In our new series Hidden Gems, writers share their favorite Bandcamp discoveries.
In the late ’90s, well before his ascent as AntMan Wonder, Anthony Markeith Reid was just a kid from Philadelphia, crafting beats on a modest Casio keyboard. After decades of tirelessly honing his craft, Reid has established himself as one of contemporary music’s most inventive composers. To date, his ever-growing list of credits includes work with Anderson .Paak, PRhyme (Royce Da 5’ 9” & DJ Premier), Rick Ross, and many more.
In 2012, Reid “decided to quit” his career in music, with that year’s mini-album, The Present, intended as AntMan Wonder’s parting shot. Thankfully for us, the producer’s initial plan didn’t pan out (in fact, the record’s ornate palette—all dense orchestration, sci-fi effects, and dizzying prog-jazz dynamics, executed with striking precision—would go on to inspire a whole new full-length three years later, titled Memories of the Fewture.) The Present packs an overwhelming amount of musical ideas into its compact, 16-minute running time, revealing a unique sonic world dominated by technical dexterity and regal flair.
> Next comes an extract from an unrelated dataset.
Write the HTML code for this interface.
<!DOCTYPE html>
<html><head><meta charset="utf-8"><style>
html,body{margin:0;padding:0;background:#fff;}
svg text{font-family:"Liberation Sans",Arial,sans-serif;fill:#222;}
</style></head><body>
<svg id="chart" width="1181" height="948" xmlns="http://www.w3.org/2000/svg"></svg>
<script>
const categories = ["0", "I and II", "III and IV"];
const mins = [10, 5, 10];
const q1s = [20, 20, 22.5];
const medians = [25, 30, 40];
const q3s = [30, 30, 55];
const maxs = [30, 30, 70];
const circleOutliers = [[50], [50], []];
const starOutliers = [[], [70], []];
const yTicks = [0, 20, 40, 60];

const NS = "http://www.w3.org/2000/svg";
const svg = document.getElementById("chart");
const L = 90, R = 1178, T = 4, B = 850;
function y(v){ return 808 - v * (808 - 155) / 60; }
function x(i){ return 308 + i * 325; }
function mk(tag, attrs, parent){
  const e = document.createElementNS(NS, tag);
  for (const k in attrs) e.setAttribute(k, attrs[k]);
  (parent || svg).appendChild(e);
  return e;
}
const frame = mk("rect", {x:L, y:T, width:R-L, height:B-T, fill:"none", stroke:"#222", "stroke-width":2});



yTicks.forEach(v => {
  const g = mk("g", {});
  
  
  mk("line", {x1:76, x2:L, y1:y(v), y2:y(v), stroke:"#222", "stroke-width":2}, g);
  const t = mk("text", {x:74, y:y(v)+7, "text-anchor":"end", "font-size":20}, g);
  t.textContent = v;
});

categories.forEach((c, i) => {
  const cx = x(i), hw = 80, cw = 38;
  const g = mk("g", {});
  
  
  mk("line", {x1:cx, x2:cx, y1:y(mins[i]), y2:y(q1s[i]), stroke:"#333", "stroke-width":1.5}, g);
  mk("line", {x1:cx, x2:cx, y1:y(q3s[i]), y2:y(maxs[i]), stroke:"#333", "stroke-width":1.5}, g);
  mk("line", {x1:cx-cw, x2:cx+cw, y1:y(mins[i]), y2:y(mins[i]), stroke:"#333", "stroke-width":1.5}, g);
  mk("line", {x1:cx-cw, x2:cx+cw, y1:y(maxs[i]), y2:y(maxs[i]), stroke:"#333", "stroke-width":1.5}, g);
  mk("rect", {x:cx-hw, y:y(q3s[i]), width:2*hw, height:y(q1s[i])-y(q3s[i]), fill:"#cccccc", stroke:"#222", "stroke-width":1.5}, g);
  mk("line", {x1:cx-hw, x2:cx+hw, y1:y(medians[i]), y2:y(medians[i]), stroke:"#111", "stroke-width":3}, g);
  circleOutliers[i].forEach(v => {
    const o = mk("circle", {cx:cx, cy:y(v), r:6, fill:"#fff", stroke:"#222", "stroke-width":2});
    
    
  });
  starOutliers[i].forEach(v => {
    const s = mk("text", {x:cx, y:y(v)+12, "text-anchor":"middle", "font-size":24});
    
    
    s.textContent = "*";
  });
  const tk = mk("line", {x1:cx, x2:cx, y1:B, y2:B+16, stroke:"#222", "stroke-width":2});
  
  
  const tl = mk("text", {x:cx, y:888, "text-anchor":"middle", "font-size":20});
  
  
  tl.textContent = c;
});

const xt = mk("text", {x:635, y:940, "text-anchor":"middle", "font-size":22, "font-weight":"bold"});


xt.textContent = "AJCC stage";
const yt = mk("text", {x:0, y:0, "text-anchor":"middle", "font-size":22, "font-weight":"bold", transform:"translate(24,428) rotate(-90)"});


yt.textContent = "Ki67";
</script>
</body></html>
The Present opens on a bright, optimistic note with “Saturday’s Best,” a warmly-woven tune built around some nimble interplay between competing electric piano and synth melodies; it’s a song which occupies that curious space between the nostalgic and the futuristic, not unlike keyboardist/composer Alan Hawkshaw’s mid-’70s work for the Bruton Music Library. “Geminian Serenade” similarly evokes the past: between the gnarly guitar leads, the fluid bass flourishes, the dramatic brass fanfare, and the half-time drums, it could easily pass for a deep cut off the soundtrack to some forgotten spy film from the ’60s. Later, on the B-side, they interpolate Jay-Z’s “Bring It On”; freeing the Reasonable Doubt highlight from its original structural confines, AntMan Wonder stretches it out into a multi-sectioned exploration of orchestral boom-bap, one of the record’s biggest standouts.
As sampling has incorporated the complex musicianship and spirit of jazz, funk, soundtracks, psych, prog rock, Bollywood, and beyond, it was only a matter of time before hip-hop began producing the Grachan Moncurs, Don Sebeskys, and Ennio Morricones of its own. With his deep attention to detail and an adept compositional prowess, AntMan Wonder represents a logical, if eclectic, progression for sample-based hip-hop. Six years later, The Present remains nothing short of a gift.